CZR Resources has its sights set on more resource growth at its Robe Mesa iron ore development in the Pilbara after acquiring an adjoining tenement to Rio Tinto’s Mesa F project from Fortescue.
The new exploration licence adjoins to the south of the company’s P529 iron ore deposit that is held within a newly granted mining licence.
The expansion means CZR’s strike length of the P529 deposit has grown to 1.1km and it sits only 5km away from the company’s 45.2 million tonnes Robe Mesa iron ore mineral resource.
The exploration tenement purchased from Fortescue gives CZR tenements and resources surrounding Rio Tinto’s Mesa F deposit to both the south and north.
In order to secure the new ground CZR agreed to give Fortescue a cash payment of $150,000, 3.3 million shares which have already been issued, a 1 per cent free-on-board royalty covering the entire P529 deposit of the newly expanded ground.
The P529 deposit currently contains 4.2 million tonnes at 53 per cent iron or 59.2 per cent calcined iron. Calcined iron is the iron content after volatiles are removed, these are mainly in the form of water bound in the iron rich minerals. The higher-grade zone of P529 extends into the new acquisition raising expectations by CZR of a further resource upgrade for the deposit.
CZR’s flagship Robe Mesa resource currently stands at 45.2 million tonnes at 56 per cent iron or 62.7 per cent calcined iron. At a lower cut-off grade the resource nearly doubles to 89.6 million tonnes at 54.4 per cent iron or 61.0 per cent calcined iron.
However, on the back on the new acquisition the company is planning an imminent update on its reserve.
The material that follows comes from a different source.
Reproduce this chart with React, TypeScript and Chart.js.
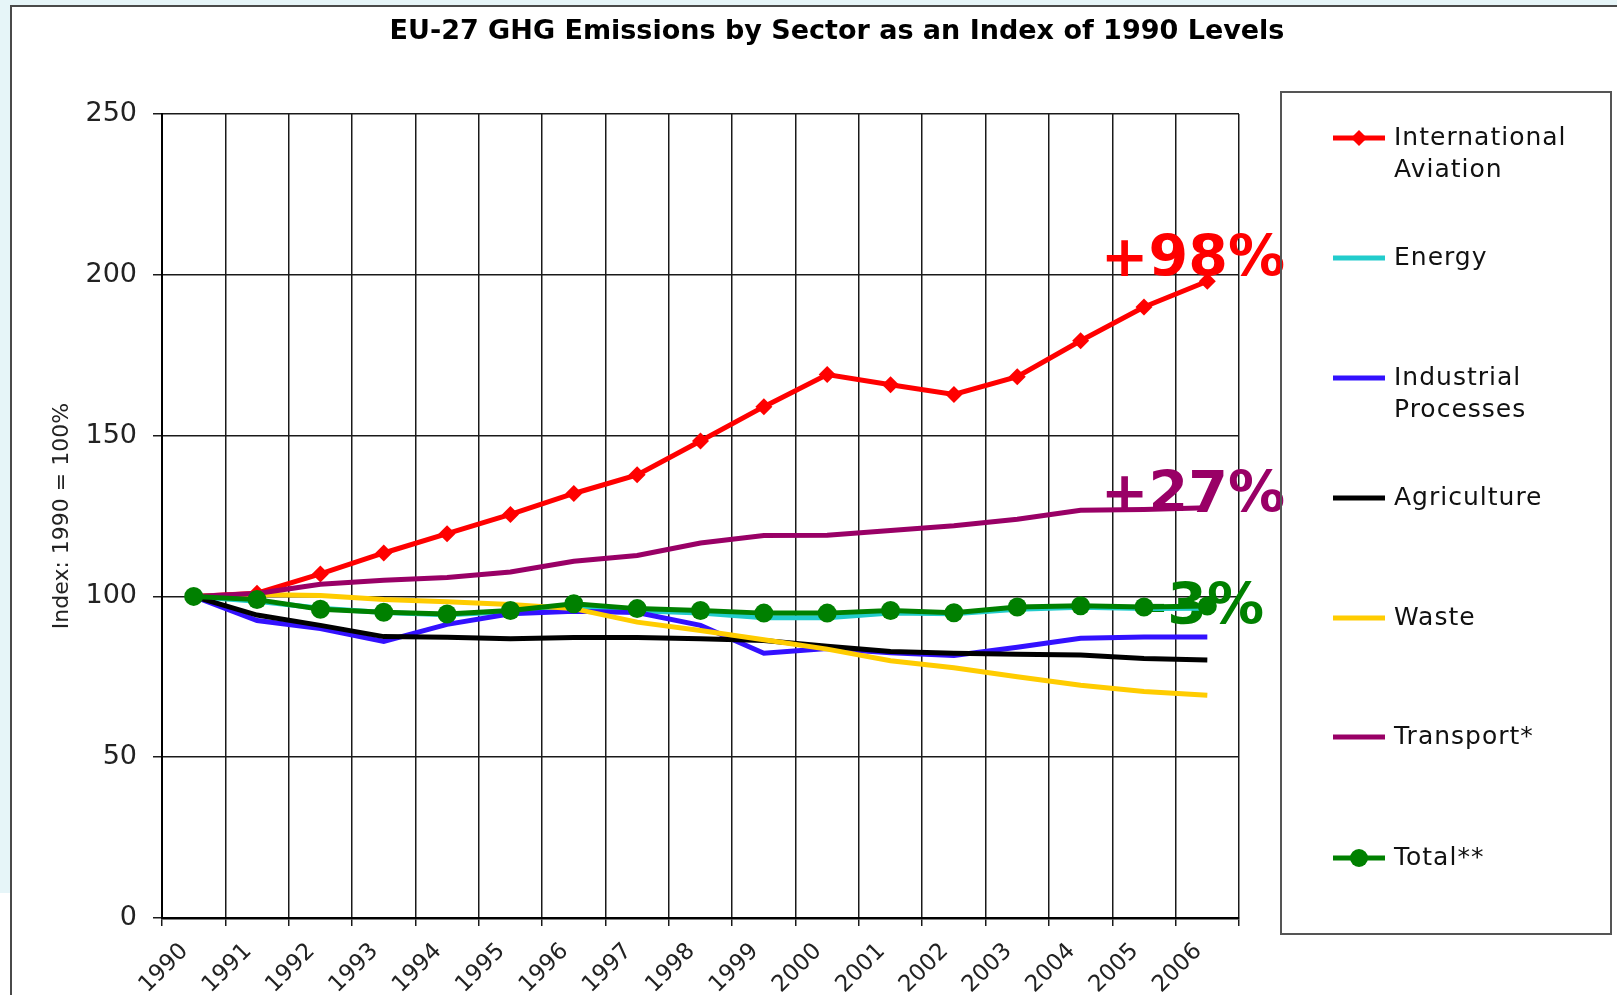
import React, { useEffect, useRef } from "react";
import { Chart, registerables } from "chart.js";
Chart.register(...registerables);

const years = ["1990","1991","1992","1993","1994","1995","1996","1997","1998","1999","2000","2001","2002","2003","2004","2005","2006"];
const aviation = [100, 101, 107, 113.5, 119.5, 125.5, 132, 137.8, 148.3, 159, 169, 165.8, 162.8, 168.3, 179.5, 190, 198];
const energy = [100, 98.5, 96.3, 95, 94.3, 95.2, 96.5, 95.5, 94.8, 93.4, 93.4, 94.8, 94.6, 96, 96.6, 96.2, 96.3];
const industrial = [100, 92.5, 90, 86, 91.3, 94.6, 95.4, 95, 91, 82.3, 83.8, 82.5, 81.6, 84.2, 87, 87.4, 87.4];
const agriculture = [100, 94.2, 91, 87.5, 87.3, 86.8, 87.2, 87.2, 86.8, 86.3, 84.5, 82.9, 82.3, 82, 81.8, 80.7, 80.2];
const waste = [100, 100.6, 100.3, 99, 98.3, 97.5, 96.2, 92, 89.4, 86.5, 83.6, 80, 77.8, 75, 72.4, 70.4, 69.3];
const transport = [100, 100.9, 103.8, 105, 105.9, 107.6, 110.9, 112.7, 116.6, 118.9, 119, 120.5, 122, 124, 126.8, 127, 127.6];
const total = [100, 99, 96, 95.1, 94.5, 95.6, 97.7, 96.2, 95.6, 94.8, 94.8, 95.6, 94.9, 96.7, 97.1, 96.7, 97];

const seriesNames = [["International", "Aviation"], ["Energy"], ["Industrial", "Processes"], ["Agriculture"], ["Waste"], ["Transport*"], ["Total**"]];
const seriesColors = ["#ff0000", "#22cccc", "#3311ff", "#000000", "#ffcc00", "#990066", "#008000"];
const seriesMarkers = ["rectRot", "none", "none", "none", "none", "none", "circle"];
const seriesData = [aviation, energy, industrial, agriculture, waste, transport, total];

const yTicks = [0, 50, 100, 150, 200, 250];
const yTitle = "Index: 1990 = 100%";
const chartTitle = "EU-27 GHG Emissions by Sector as an Index of 1990 Levels";
const notes = [
  { text: "+98%", color: "#ff0000", series: 0 },
  { text: "+27%", color: "#990066", series: 5 },
  { text: "-3%", color: "#008000", series: 6 },
];

const FONT = "'DejaVu Sans', Verdana, sans-serif";

const decorPlugin = {
  id: "decor",
  beforeDraw(chart: any) {
    const ctx = chart.ctx;
    const W = chart.width, H = chart.height;
    ctx.save();
    ctx.fillStyle = "#ffffff";
    ctx.fillRect(0, 0, W, H);
    ctx.fillStyle = "#e6f5f8";
    ctx.fillRect(0, 0, W, 6);
    ctx.fillRect(0, 0, 11, 893);
    ctx.strokeStyle = "#4a4a4a";
    ctx.lineWidth = 2;
    ctx.beginPath();
    ctx.moveTo(11, H + 5);
    ctx.lineTo(11, 6);
    ctx.lineTo(W + 5, 6);
    ctx.stroke();
    // title
    ctx.fillStyle = "#000";
    ctx.font = `bold 27px ${FONT}`;
    ctx.textAlign = "center";
    ctx.textBaseline = "middle";
    ctx.fillText(chartTitle, 837, 32);
    // y title
    ctx.save();
    ctx.translate(62, 516);
    ctx.rotate(-Math.PI / 2);
    ctx.font = `22px ${FONT}`;
    ctx.fillStyle = "#222";
    ctx.fillText(yTitle, 0, 0);
    ctx.restore();
    ctx.restore();
  },
  beforeDatasetsDraw(chart: any) {
    const ctx = chart.ctx;
    const ys = chart.scales.y;
    const area = chart.chartArea;
    ctx.save();
    ctx.font = `bold 57px ${FONT}`;
    ctx.textAlign = "right";
    ctx.textBaseline = "middle";
    const offsets = [-20, -10, 3];
    notes.forEach((n, i) => {
      const d = seriesData[n.series];
      const y = ys.getPixelForValue(d[d.length - 1]) + offsets[i];
      ctx.fillStyle = n.color;
      ctx.fillText(n.text, i === 2 ? area.right + 25 : area.right + 46, y);
    });
    ctx.restore();
  },
  afterDraw(chart: any) {
    const ctx = chart.ctx;
    ctx.save();
    ctx.strokeStyle = "#555";
    ctx.lineWidth = 2;
    ctx.strokeRect(1281, 92, 330, 842);
    const itemY = [138, 258, 378, 498, 618, 737, 858];
    ctx.font = `25px ${FONT}`;
    (ctx as any).letterSpacing = "1px";
    ctx.textAlign = "left";
    ctx.textBaseline = "middle";
    seriesNames.forEach((lines, i) => {
      const y = itemY[i];
      ctx.strokeStyle = seriesColors[i];
      ctx.lineWidth = 5;
      ctx.beginPath();
      ctx.moveTo(1333, y);
      ctx.lineTo(1385, y);
      ctx.stroke();
      ctx.fillStyle = seriesColors[i];
      if (seriesMarkers[i] === "rectRot") {
        ctx.beginPath();
        ctx.moveTo(1359, y - 8);
        ctx.lineTo(1367, y);
        ctx.lineTo(1359, y + 8);
        ctx.lineTo(1351, y);
        ctx.closePath();
        ctx.fill();
      } else if (seriesMarkers[i] === "circle") {
        ctx.beginPath();
        ctx.arc(1359, y, 9, 0, Math.PI * 2);
        ctx.fill();
      }
      ctx.fillStyle = "#111";
      lines.forEach((t, k) => ctx.fillText(t, 1394, y + k * 32));
    });
    ctx.restore();
  },
};

export default function App() {
  const ref = useRef<HTMLCanvasElement>(null);
  useEffect(() => {
    document.body.style.margin = "0";
    const datasets = seriesData.map((d, i) => ({
      label: seriesNames[i].join(" "),
      data: d,
      borderColor: seriesColors[i],
      backgroundColor: seriesColors[i],
      borderWidth: 5,
      tension: 0,
      pointStyle: seriesMarkers[i] === "none" ? "circle" : seriesMarkers[i],
      pointRadius: seriesMarkers[i] === "none" ? 0 : seriesMarkers[i] === "circle" ? 9.5 : 8.5,
      pointBorderWidth: 0,
      order: 6 - i,
      clip: false as any,
    }));
    const chart = new Chart(ref.current!, {
      type: "line",
      data: { labels: years, datasets },
      options: {
        animation: false,
        responsive: false,
        maintainAspectRatio: false,
        layout: { padding: { left: 0, top: 114, right: 378, bottom: 0 } },
        plugins: { legend: { display: false }, title: { display: false }, tooltip: { enabled: false } },
        scales: {
          x: {
            offset: true,
            grid: { offset: true, color: "#1a1a1a", lineWidth: 1.5, tickLength: 8 },
            border: { color: "#000", width: 2.5 },
            ticks: {
              minRotation: 45,
              maxRotation: 45,
              autoSkip: false,
              padding: 12,
              labelOffset: -9,
              color: "#222",
              font: { family: FONT, size: 23 },
            },
            afterFit: (s: any) => { s.height = 77; },
          },
          y: {
            min: 0,
            max: 250,
            afterBuildTicks: (s: any) => { s.ticks = yTicks.map((v) => ({ value: v })); },
            grid: { color: "#1a1a1a", lineWidth: 1.5, tickLength: 9 },
            border: { color: "#000", width: 2 },
            ticks: { padding: 16, color: "#222", font: { family: FONT, size: 27 } },
            afterFit: (s: any) => { s.width = 162; },
          },
        },
      },
      plugins: [decorPlugin],
    });
    return () => chart.destroy();
  }, []);
  return (
    <div style={{ position: "relative", width: 1617, height: 995 }}>
      <canvas ref={ref} width={1617} height={995} style={{ display: "block", width: 1617, height: 995 }} />
    </div>
  );
}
CZR Managing Director, Stefan Murphy, said: “This tenement is pivotal. CZR now has a substantial tenement position within the Robe Valley, north and south of Rio Tinto’s Mesa F deposit. As a result, we have significant scope to continue growing the resources either side of Mesa F while opening up the possibility of creating additional value through our proposed supply chain to the Port of Ashburton and opportunities with other miners and developers close to our Robe Mesa project”.
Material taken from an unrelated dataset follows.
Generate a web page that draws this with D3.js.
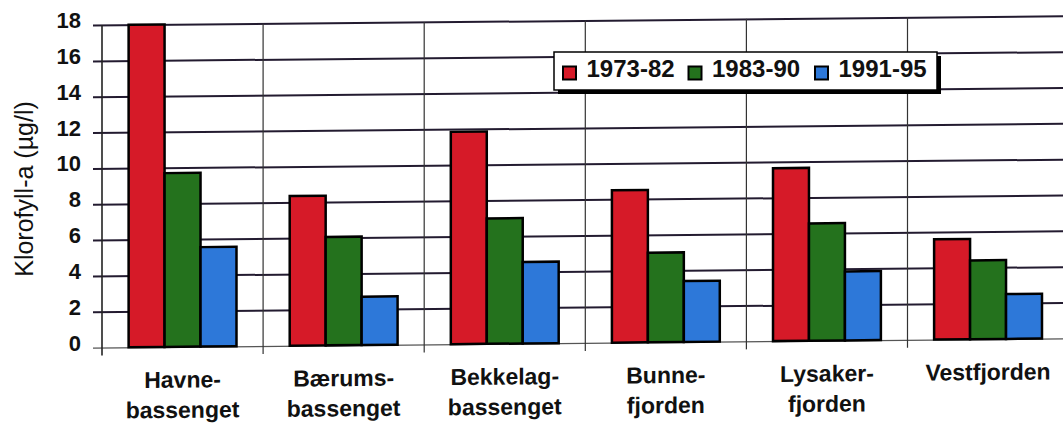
<!DOCTYPE html>
<html>
<head>
<meta charset="utf-8">
<script src="https://cdn.jsdelivr.net/npm/d3@7"></script>
<style>
  body { margin: 0; background: #fff; }
  svg { display: block; }
</style>
</head>
<body>
<svg id="chart" width="1063" height="425"></svg>
<script>
// Klorofyll-a per basin, three periods
const categories = ["Havne-\nbassenget", "Bærums-\nbassenget", "Bekkelag-\nbassenget", "Bunne-\nfjorden", "Lysaker-\nfjorden", "Vestfjorden"];
const series = ["1973-82", "1983-90", "1991-95"];
const values7382 = [18, 8.35, 11.85, 8.5, 9.65, 5.6];
const values8390 = [9.7, 6.05, 7.0, 5.0, 6.55, 4.4];
const values9195 = [5.55, 2.7, 4.55, 3.4, 3.85, 2.5];
const yTicks = [0, 2, 4, 6, 8, 10, 12, 14, 16, 18];
const yTitle = "Klorofyll-a (µg/l)";

const seriesValues = [values7382, values8390, values9195];
const colors = ["#d61a28", "#24721d", "#2d78d9"];
const font = "'Liberation Sans', Arial, sans-serif";

const svg = d3.select("#chart");
svg.append("rect").attr("width", 1063).attr("height", 425).attr("fill", "#fff");

const plotLeft = 102, plotTop = 25, plotBottom = 347.5, catW = 161.1;
const x = d3.scaleBand().domain(categories).range([plotLeft, plotLeft + catW * categories.length]).padding(0);
const xs = d3.scaleBand().domain(series).range([0, x.bandwidth()]).paddingInner(0).paddingOuter(0.74);
const y = d3.scaleLinear().domain([0, 18]).range([plotBottom, plotTop]);
const plotRight = x.range()[1];

// the printed plot runs slightly uphill to the right
const skew = 0.545;
const k = plotLeft * Math.tan(skew * Math.PI / 180);
const plot = svg.append("g").attr("transform", `translate(0,${k}) skewY(${-skew})`);

// horizontal grid lines with outside ticks
plot.append("g")
  .attr("transform", `translate(${plotLeft - 9},0)`)
  .call(d3.axisRight(y).tickValues(yTicks).tickSize(plotRight - plotLeft + 9).tickFormat(""))
  .call(g => g.select(".domain").remove())
  .call(g => g.selectAll(".tick line")
    .attr("stroke", d => d === 0 ? "#555" : "#231b30")
    .attr("stroke-width", d => d === 0 ? 1.2 : 2));

// vertical grid lines between categories, extending below the base as ticks
const bounds = categories.slice(1).map(c => x(c));
plot.append("g").selectAll("line").data(bounds).join("line")
  .attr("x1", d => d).attr("x2", d => d)
  .attr("y1", plotTop).attr("y2", plotBottom + 8)
  .attr("stroke", "#333").attr("stroke-width", 1.2);
plot.append("line")
  .attr("x1", plotLeft).attr("x2", plotLeft).attr("y1", plotTop).attr("y2", plotBottom + 8)
  .attr("stroke", "#222").attr("stroke-width", 1.6);

// bars
const groups = plot.append("g").selectAll("g").data(categories).join("g")
  .attr("transform", d => `translate(${x(d)},0)`);
groups.selectAll("rect")
  .data((c, i) => series.map((s, j) => ({ s, j, v: seriesValues[j][i] })))
  .join("rect")
  .attr("x", d => xs(d.s))
  .attr("width", xs.bandwidth())
  .attr("y", d => y(d.v))
  .attr("height", d => y(0) - y(d.v))
  .attr("fill", d => colors[d.j])
  .attr("stroke", "#000")
  .attr("stroke-width", 2.5);

// category labels
const labels = plot.append("g").selectAll("text").data(categories).join("text")
  .attr("x", d => x(d) + x.bandwidth() / 2)
  .attr("y", 388.4)
  .attr("text-anchor", "middle")
  .attr("font-family", font).attr("font-weight", "bold").attr("font-size", 23)
  .attr("fill", "#111");
labels.selectAll("tspan").data(d => d.split("\n")).join("tspan")
  .attr("x", function () { return d3.select(this.parentNode).attr("x"); })
  .attr("dy", (d, i) => i === 0 ? 0 : 30.2)
  .text(d => d);

// y tick labels
svg.append("g").selectAll("text").data(yTicks).join("text")
  .attr("x", 81).attr("y", d => y(d))
  .attr("dy", "0.14em")
  .attr("text-anchor", "end")
  .attr("font-family", font).attr("font-weight", "bold").attr("font-size", 22)
  .attr("fill", "#111")
  .text(d => d);

// y axis title
svg.append("text")
  .attr("transform", "translate(33,189) rotate(-90)")
  .attr("text-anchor", "middle")
  .attr("font-family", font).attr("font-size", 25)
  .attr("fill", "#111")
  .text(yTitle);

// legend
const lg = svg.append("g");
lg.append("rect").attr("x", 558).attr("y", 56).attr("width", 383).attr("height", 38).attr("fill", "#000");
lg.append("rect").attr("x", 554).attr("y", 52).attr("width", 383).attr("height", 38)
  .attr("fill", "#fff").attr("stroke", "#000").attr("stroke-width", 1.5);
const itemX = [563, 688.5, 815];
const items = lg.selectAll("g.item").data(series).join("g").attr("class", "item")
  .attr("transform", (d, i) => `translate(${itemX[i]},0)`);
items.append("rect").attr("x", 0).attr("y", 66.5).attr("width", 13).attr("height", 13)
  .attr("fill", (d, i) => colors[i]).attr("stroke", "#000").attr("stroke-width", 2);
items.append("text").attr("x", 23.5).attr("y", 76.5)
  .attr("font-family", font).attr("font-weight", "bold").attr("font-size", 24)
  .attr("fill", "#111")
  .text(d => d);
</script>
</body>
</html>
CZR will shortly undertake drilling on the higher-grade zone of its P529 deposit which extends into the newly acquired ground. The company argues that by consolidating Robe South it has been provided with a potential second source of iron ore for its Robe Mesa project. The ore could be a standalone source or blended with the larger and higher-grade Robe Mesa deposit. CZR believes the acquisition is consistent with its strategy of growing mine life and production rates for the broader Robe Mesa project.
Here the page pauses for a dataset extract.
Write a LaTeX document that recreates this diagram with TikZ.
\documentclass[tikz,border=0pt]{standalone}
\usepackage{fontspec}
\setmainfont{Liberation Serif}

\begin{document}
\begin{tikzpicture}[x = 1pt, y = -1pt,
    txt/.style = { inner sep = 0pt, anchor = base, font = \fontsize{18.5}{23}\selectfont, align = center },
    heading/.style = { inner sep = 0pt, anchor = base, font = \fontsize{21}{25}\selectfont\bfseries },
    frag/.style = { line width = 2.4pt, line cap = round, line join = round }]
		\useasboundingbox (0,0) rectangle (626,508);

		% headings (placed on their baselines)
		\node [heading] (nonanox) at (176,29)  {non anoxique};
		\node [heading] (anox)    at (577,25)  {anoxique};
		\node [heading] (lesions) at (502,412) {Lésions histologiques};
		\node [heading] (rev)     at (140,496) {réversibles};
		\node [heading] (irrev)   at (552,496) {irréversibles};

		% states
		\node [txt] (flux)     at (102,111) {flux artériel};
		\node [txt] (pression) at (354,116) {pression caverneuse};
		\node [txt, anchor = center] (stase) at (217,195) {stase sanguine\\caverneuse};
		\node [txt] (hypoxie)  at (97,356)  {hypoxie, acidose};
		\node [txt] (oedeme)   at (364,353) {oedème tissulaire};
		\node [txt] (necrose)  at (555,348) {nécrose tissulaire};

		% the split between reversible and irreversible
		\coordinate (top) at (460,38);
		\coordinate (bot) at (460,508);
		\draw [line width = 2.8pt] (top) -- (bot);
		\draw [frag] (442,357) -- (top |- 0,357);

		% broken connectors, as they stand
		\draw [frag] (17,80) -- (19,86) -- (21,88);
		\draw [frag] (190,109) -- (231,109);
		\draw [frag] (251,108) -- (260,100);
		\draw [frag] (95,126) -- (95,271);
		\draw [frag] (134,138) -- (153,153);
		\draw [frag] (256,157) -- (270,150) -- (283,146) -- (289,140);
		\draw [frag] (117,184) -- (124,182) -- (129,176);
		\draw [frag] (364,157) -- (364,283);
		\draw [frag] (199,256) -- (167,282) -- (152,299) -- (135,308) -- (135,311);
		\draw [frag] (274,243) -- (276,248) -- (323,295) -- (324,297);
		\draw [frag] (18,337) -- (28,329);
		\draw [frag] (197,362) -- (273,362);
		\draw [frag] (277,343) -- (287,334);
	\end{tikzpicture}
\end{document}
CZR is currently knee deep in its Definitive Feasibility Study, or “DFS” for Robe Mesa targeting a production rate of 3 million tonnes per annum, with the updated ore reserve scheduled for reporting in the near future.
Over the last three months, CZR has been busy completing a number of key DFS milestones including an 83 per cent increase to the Robe Mesa resource and a strategic partnership to develop a low-cost iron ore export hub at the port of Ashburton. CZR has also developed a partnership with Strike Resources and CSL Australia to secure approvals for the construction of a 5 million tonne per annum bulk loading facility for the export of iron ore from the Port of Ashburton, Onslow Western Australia.
The company’s mining licences have been granted for a period of 21 years across both the Robe Mesa Deposit and P529 Deposit.
With each small step CZR Resources is getting closer to production at Robe Mesa. With iron ore prices remaining strong, timing could well be on the company’s side as it graduates to producer status.